I personally do not see the two lines of thinking as mutually exclusive. It is perfectly conceivable to build a “Do Tank” in the PMO (or PCO for that matter) to help catalyze integrated policy development, planning, and prioritization across the broader system, working with PCO, Treasury Board, and others within the federal government to help “focus” the system on effective development and delivery of a discrete set of government priorities.  

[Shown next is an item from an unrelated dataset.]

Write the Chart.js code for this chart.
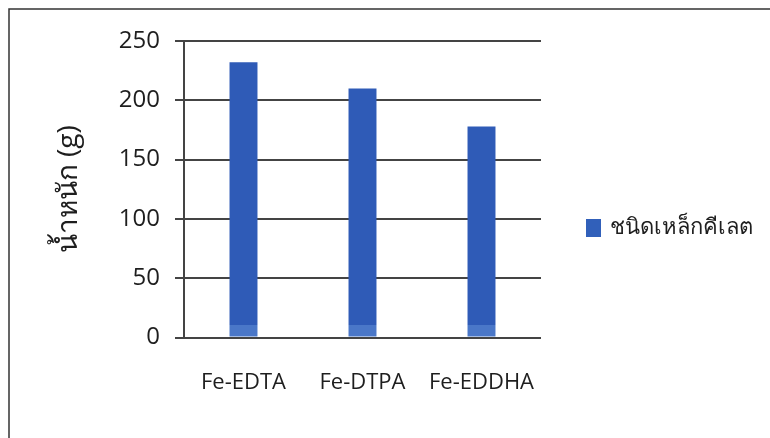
<!DOCTYPE html>
<html lang="th">
<head>
    <meta charset="UTF-8">
    <title>น้ำหนัก (g)</title>
    <script src="https://cdn.jsdelivr.net/npm/chart.js"></script>
    <style>
        body {
            margin: 0;
            padding: 0;
            background: #fff;
        }
        #box {
            width: 770px;
            height: 438px;
        }
    </style>
</head>
<body>
    <div id="box">
        <canvas id="chart"></canvas>
    </div>

    <script>
        // ข้อมูล
        const categories = ['Fe-EDTA', 'Fe-DTPA', 'Fe-EDDHA'];
        const weights = [232, 210, 178];
        const seriesName = 'ชนิดเหล็กคีเลต';
        const yTicks = [0, 50, 100, 150, 200, 250];

        const fontFam = '"Open Sans", "Noto Sans", sans-serif';

        // กรอบรูป (ด้านบนและด้านซ้าย)
        const framePlugin = {
            id: 'frame',
            beforeDraw(chart) {
                const c = chart.ctx;
                c.save();
                c.strokeStyle = '#333';
                c.lineWidth = 1.5;
                c.beginPath();
                c.moveTo(770, 9);
                c.lineTo(9, 9);
                c.lineTo(9, 438);
                c.stroke();
                c.restore();
            }
        };

        // คำอธิบายสัญลักษณ์ทางขวา
        const legendPlugin = {
            id: 'sideLegend',
            afterDraw(chart) {
                const c = chart.ctx;
                const ds = chart.data.datasets[0];
                c.save();
                c.fillStyle = '#3160BA';
                c.fillRect(586, 219, 15, 18);
                c.fillStyle = '#1e1e1e';
                c.font = '22px ' + fontFam;
                c.textBaseline = 'middle';
                c.fillText(ds.label, 610, 228);
                c.restore();
            }
        };

        // สีแท่ง: ส่วนล่างสุดอ่อนกว่าเล็กน้อย
        function barColor(ctx) {
            const chart = ctx.chart;
            const y = chart.scales.y;
            if (!y || !chart.chartArea) return '#2F5BB7';
            const g = chart.ctx.createLinearGradient(0, y.getPixelForValue(0), 0, y.getPixelForValue(250));
            const cut = 11 / 250;
            g.addColorStop(0, '#4A77C8');
            g.addColorStop(cut, '#4A77C8');
            g.addColorStop(cut, '#2F5BB7');
            g.addColorStop(1, '#2F5BB7');
            return g;
        }

        const ctx = document.getElementById('chart').getContext('2d');
        new Chart(ctx, {
            type: 'bar',
            data: {
                labels: categories,
                datasets: [{
                    label: seriesName,
                    data: weights,
                    backgroundColor: barColor,
                    borderWidth: 0,
                    barPercentage: 0.47,
                    categoryPercentage: 0.5
                }]
            },
            options: {
                responsive: true,
                maintainAspectRatio: false,
                animation: false,
                layout: {
                    padding: { top: 41, bottom: 10, left: 52, right: 229 }
                },
                plugins: {
                    tooltip: { enabled: false },
                    legend: { display: false }
                },
                scales: {
                    x: {
                        grid: { display: false, drawTicks: false },
                        border: { display: false },
                        ticks: {
                            color: '#1e1e1e',
                            padding: 32,
                            font: { family: fontFam, size: 22 }
                        }
                    },
                    y: {
                        min: 0,
                        max: 250,
                        afterBuildTicks(axis) {
                            axis.ticks = yTicks.map(v => ({ value: v }));
                        },
                        afterFit(axis) {
                            axis.width = 132;
                        },
                        grid: {
                            color: '#444',
                            lineWidth: 2,
                            tickLength: 9,
                            drawTicks: true
                        },
                        border: { display: true, color: '#444', width: 2 },
                        ticks: {
                            color: '#1e1e1e',
                            padding: 15,
                            font: { family: fontFam, size: 24 }
                        },
                        title: {
                            display: true,
                            text: 'น้ำหนัก (g)',
                            color: '#1e1e1e',
                            padding: { top: 0, bottom: 0 },
                            font: { family: fontFam, size: 28 }
                        }
                    }
                }
            },
            plugins: [framePlugin, legendPlugin]
        });
    </script>
</body>
</html>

The work of such a “Do Tank” would be to force the “system” to work in a more integrated, timely manner to address big problems and deliver. This could include, but not be limited to:

  • Bringing internal and external stakeholders together to do initial front-end policy and planning work on options, authorities, and delivery mechanisms;
  • working with the PMO and PCO to designate lead ministers and supporting machinery;
  • working with PCO to catalyze due diligence assessments within central agencies and across supporting departments, including work on cabinet authorities, legislative authorities, costing, timing, and implementation planning; and
  • maintaining line of sight and oversight of progress against plans and intended results.

Within government, the Do Tank concept and lead ministers could further be supported by the development of SWAT teams, by priority, built on an interdepartmental basis. The intent would be to ensure that the right civil servant players were assigned to the priority to facilitate effective coordination and delivery across and within supporting departments.

In short, we need to be precise on what needs fixing and find executable ways to implement the proposed solutions. Neither “Do Tanks” in the absence of supporting machinery on the civil service side of the equation, nor a return to an era of strong cabinet ministers is likely to do the trick. What is required is to fundamentally improve the system’s ability to effectively design, develop, and implement integrated solutions to complex public policy challenges within reasonable time frames.  

Wouldn’t it be great to see a four-year initiative designed, developed, and delivered in…four years?